China’s militarization surge threatens U.S. long-term interests in Asia especially given that Beijing, according to that country’s 2006 Defense White Paper, intentionally plans to use military force to advance its economic interests.
Washington and Beijing should mitigate these tensions but until that happens America needs a plan to win the Cold War which must include three elements.
First, the U.S. must increase its military presence in Asia by establishing numerous bases that assure our allies and contain Beijing’s expanding military. China is poised to expand its military presence throughout the region and will likely employ an asymmetric capability to advance its hegemonic ambitions.
Second, the U.S. must form a robust Asian alliance. That NATO-like organization must include military, diplomatic, and economic arms.
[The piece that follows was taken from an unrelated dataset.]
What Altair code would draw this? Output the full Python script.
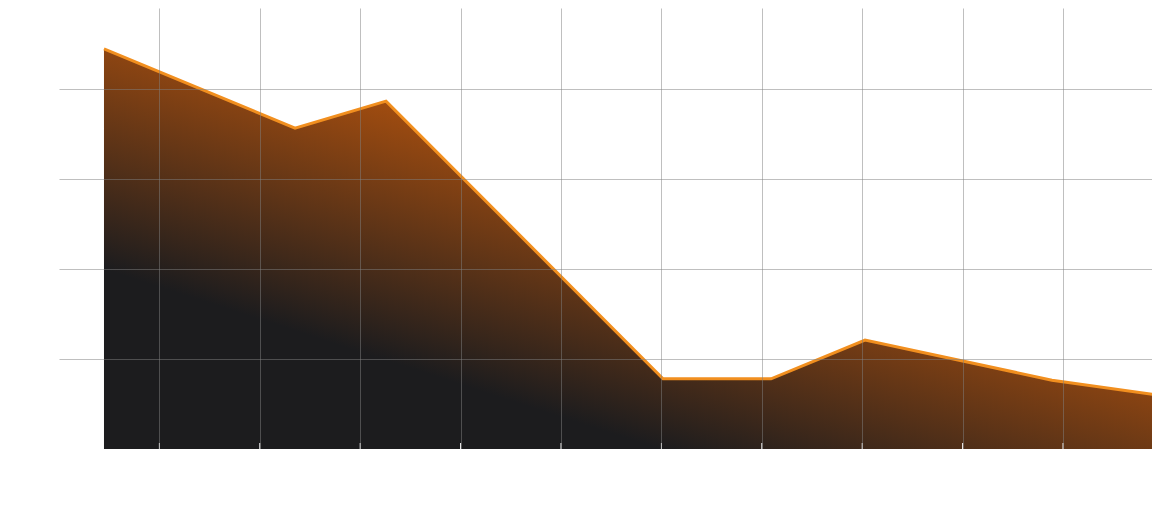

The Asian “NATO” must stand-up a credible, united effort against China’s intimidation and hegemonic actions much as NATO formed the backbone of our defense against the former Soviet Union.
Finally, the U.S. and its Asian allies must employ effective “soft power.” China cultivates influence across the globe vis-à-vis business ventures—“soft power,” irrespective of the client’s radical ideology such as Sudan. The U.S. and its Asian partners must engage peace-seeking nations in the region using an all-of-government approach working with global business partners to provide governing and business alternatives to China’s aggressive, no-holds-barred “soft power” intimidation.
The business side is especially critical. Europe’s NATO was successful during the first Cold War because the partners were economically developed with U.S. aid over time. Countries like Vietnam, Thailand, and India are ripe for diverting U.S. manufacturing investment from China. This approach surrounds China with westernized countries at Beijing’s expense.
The U.S.-China Cold War may be driven by economics but it could easily become a shooting war. Both nations should cooperate to mitigate their differences. But until that happens the U.S. must implement a plan that defends American and Asian ally vital interests against the world’s newest and hegemonic superpower.